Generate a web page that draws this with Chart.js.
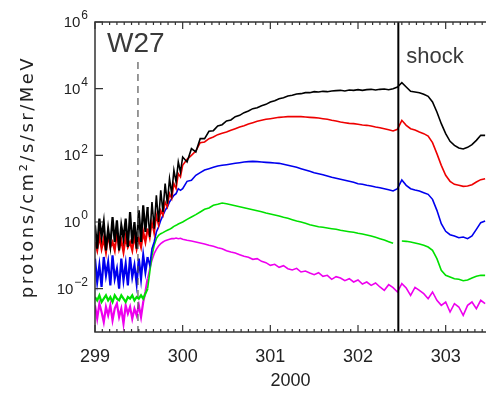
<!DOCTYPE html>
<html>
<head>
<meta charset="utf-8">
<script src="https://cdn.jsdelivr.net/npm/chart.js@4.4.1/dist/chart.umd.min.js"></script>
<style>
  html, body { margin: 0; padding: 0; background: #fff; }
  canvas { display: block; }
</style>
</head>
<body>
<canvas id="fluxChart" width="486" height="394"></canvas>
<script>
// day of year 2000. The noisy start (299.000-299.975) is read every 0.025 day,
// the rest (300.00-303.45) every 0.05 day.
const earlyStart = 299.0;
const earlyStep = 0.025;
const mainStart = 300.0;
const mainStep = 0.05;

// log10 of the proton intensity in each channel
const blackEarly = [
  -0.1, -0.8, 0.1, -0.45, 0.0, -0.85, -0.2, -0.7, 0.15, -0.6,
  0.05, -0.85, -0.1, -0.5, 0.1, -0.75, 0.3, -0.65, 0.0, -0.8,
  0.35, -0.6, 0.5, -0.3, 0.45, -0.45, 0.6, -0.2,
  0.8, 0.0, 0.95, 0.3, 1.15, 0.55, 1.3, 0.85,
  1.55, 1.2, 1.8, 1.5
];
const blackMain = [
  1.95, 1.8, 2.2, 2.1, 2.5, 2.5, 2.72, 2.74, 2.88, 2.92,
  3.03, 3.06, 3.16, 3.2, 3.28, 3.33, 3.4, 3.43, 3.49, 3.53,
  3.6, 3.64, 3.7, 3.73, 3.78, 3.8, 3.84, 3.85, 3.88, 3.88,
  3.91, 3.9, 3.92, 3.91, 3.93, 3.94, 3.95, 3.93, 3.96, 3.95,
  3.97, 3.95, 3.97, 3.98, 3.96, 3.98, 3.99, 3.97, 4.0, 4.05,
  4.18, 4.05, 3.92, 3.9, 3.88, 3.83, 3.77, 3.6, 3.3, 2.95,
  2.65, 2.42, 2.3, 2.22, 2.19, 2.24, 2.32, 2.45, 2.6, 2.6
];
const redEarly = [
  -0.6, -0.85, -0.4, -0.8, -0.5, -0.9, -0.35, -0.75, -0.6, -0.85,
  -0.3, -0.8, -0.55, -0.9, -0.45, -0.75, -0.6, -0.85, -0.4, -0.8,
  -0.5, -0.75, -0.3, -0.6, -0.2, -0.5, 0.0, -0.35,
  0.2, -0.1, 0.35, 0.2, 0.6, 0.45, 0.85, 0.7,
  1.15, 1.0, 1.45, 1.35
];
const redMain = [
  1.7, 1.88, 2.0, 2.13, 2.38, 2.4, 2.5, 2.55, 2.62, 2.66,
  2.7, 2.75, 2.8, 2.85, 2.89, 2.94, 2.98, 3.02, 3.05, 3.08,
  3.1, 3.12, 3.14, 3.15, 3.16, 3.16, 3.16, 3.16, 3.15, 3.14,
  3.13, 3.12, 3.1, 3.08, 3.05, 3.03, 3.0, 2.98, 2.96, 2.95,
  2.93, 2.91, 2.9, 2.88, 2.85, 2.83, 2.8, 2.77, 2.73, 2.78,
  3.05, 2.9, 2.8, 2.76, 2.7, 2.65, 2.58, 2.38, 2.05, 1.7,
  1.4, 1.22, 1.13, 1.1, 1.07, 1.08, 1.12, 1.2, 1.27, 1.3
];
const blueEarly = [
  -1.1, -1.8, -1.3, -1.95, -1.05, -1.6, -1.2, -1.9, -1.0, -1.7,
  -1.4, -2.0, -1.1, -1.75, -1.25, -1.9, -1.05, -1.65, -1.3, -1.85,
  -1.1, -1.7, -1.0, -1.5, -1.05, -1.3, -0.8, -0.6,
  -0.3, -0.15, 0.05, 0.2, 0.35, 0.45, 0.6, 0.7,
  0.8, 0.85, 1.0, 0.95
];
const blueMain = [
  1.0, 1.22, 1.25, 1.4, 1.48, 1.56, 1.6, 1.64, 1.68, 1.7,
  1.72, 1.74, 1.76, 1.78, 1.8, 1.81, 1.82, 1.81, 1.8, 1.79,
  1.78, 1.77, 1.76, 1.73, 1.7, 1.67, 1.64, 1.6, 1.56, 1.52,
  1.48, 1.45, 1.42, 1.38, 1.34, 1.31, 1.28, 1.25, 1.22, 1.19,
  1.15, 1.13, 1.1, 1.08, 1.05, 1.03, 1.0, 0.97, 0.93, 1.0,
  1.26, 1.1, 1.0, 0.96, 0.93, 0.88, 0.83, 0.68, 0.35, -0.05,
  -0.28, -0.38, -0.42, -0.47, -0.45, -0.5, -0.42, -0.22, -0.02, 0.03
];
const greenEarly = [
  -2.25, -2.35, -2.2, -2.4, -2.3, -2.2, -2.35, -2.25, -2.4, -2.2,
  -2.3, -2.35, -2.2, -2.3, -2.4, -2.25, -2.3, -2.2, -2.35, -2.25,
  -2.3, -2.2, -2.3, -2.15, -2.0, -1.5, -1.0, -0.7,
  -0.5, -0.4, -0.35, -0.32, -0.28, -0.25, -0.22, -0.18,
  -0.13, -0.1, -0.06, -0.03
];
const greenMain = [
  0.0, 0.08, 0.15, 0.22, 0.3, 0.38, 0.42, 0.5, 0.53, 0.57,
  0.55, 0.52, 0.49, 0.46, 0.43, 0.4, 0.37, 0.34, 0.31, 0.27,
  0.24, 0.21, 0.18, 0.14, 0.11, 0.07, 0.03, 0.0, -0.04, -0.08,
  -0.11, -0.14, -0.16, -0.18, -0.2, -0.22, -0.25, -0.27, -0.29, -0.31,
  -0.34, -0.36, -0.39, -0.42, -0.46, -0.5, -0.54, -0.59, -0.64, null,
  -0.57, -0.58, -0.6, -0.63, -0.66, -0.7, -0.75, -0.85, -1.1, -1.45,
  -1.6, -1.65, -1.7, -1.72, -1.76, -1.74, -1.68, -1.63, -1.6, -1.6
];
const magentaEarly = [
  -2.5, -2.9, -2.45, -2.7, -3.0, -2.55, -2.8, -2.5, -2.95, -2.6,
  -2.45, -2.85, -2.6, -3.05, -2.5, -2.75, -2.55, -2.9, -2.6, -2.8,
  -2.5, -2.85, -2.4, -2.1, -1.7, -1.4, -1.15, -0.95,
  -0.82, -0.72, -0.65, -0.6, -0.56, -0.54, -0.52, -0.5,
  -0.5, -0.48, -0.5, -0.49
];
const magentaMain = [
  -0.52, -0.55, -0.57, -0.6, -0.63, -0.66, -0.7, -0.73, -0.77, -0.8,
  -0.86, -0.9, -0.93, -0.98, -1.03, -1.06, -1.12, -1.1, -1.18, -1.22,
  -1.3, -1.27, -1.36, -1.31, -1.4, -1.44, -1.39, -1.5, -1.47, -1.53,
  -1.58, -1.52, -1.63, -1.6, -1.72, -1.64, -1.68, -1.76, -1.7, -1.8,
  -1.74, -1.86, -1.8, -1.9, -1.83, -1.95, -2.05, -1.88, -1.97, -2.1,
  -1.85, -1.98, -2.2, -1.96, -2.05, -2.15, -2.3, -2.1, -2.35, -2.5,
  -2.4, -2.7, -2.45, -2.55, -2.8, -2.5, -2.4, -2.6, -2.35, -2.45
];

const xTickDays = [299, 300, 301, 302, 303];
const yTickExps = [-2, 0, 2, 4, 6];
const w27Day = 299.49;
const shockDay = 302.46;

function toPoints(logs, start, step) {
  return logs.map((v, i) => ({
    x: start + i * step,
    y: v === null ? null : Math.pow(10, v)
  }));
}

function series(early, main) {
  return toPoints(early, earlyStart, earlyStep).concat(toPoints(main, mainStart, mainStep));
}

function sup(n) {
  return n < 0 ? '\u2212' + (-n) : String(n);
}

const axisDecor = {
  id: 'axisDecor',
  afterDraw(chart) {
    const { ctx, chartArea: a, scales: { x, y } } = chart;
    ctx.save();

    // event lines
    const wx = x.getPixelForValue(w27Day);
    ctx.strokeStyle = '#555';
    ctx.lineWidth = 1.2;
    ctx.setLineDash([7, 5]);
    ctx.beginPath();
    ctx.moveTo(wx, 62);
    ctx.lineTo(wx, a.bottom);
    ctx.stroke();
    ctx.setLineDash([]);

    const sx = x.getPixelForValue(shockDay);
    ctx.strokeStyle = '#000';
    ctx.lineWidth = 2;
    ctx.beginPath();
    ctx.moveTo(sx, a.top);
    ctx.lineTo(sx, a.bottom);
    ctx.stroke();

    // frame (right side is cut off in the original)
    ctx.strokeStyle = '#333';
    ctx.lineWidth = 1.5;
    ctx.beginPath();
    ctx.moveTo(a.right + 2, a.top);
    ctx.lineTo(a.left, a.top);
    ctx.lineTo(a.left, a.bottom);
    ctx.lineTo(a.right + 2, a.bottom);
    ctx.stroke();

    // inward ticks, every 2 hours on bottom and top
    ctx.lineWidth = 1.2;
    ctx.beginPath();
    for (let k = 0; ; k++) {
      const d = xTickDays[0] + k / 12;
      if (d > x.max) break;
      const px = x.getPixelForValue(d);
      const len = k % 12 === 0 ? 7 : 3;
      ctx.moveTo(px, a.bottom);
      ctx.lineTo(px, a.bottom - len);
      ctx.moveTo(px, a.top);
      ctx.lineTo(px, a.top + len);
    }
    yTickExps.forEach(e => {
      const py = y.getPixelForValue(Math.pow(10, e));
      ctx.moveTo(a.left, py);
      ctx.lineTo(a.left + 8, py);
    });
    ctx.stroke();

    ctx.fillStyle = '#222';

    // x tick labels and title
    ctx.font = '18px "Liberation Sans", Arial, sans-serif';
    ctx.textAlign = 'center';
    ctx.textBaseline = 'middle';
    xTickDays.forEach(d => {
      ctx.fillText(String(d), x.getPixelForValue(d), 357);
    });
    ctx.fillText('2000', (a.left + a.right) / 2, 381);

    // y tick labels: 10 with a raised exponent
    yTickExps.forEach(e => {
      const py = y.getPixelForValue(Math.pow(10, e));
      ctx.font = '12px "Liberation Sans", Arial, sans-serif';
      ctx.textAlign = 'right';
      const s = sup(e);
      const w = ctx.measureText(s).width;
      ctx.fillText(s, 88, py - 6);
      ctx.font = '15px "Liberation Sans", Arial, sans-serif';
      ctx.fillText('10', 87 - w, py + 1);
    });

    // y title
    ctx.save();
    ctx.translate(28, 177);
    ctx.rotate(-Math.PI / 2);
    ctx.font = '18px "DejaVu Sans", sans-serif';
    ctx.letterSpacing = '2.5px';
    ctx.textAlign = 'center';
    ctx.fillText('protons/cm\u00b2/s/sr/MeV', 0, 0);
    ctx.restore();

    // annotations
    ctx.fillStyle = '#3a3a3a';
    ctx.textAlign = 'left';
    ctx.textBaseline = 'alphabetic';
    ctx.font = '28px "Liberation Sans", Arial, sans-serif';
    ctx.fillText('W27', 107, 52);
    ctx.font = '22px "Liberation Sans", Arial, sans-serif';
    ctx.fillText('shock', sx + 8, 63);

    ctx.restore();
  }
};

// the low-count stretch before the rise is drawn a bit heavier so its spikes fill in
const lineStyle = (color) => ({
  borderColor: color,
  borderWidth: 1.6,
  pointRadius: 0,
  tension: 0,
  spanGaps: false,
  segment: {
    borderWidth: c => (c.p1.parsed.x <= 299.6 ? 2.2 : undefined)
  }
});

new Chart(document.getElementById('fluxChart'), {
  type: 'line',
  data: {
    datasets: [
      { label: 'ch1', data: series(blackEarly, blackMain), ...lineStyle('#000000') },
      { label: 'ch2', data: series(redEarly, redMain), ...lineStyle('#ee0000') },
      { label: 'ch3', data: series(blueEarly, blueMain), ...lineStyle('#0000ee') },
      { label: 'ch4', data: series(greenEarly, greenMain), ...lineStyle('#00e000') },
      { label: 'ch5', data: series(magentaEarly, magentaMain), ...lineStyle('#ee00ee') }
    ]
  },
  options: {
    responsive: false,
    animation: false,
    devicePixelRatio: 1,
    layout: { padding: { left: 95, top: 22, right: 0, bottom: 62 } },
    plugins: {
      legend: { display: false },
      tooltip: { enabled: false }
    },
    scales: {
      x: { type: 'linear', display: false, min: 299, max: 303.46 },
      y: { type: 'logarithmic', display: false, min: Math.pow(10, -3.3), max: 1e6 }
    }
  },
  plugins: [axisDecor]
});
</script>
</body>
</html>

#### [What you should do]
Your task is to return the lines above, from the first one up to and including the line containing "const mainStep = 0.05;", minus any pictures.

#### [Response]
Generate a web page that draws this with Chart.js.
<!DOCTYPE html>
<html>
<head>
<meta charset="utf-8">
<script src="https://cdn.jsdelivr.net/npm/chart.js@4.4.1/dist/chart.umd.min.js"></script>
<style>
  html, body { margin: 0; padding: 0; background: #fff; }
  canvas { display: block; }
</style>
</head>
<body>
<canvas id="fluxChart" width="486" height="394"></canvas>
<script>
// day of year 2000. The noisy start (299.000-299.975) is read every 0.025 day,
// the rest (300.00-303.45) every 0.05 day.
const earlyStart = 299.0;
const earlyStep = 0.025;
const mainStart = 300.0;
const mainStep = 0.05;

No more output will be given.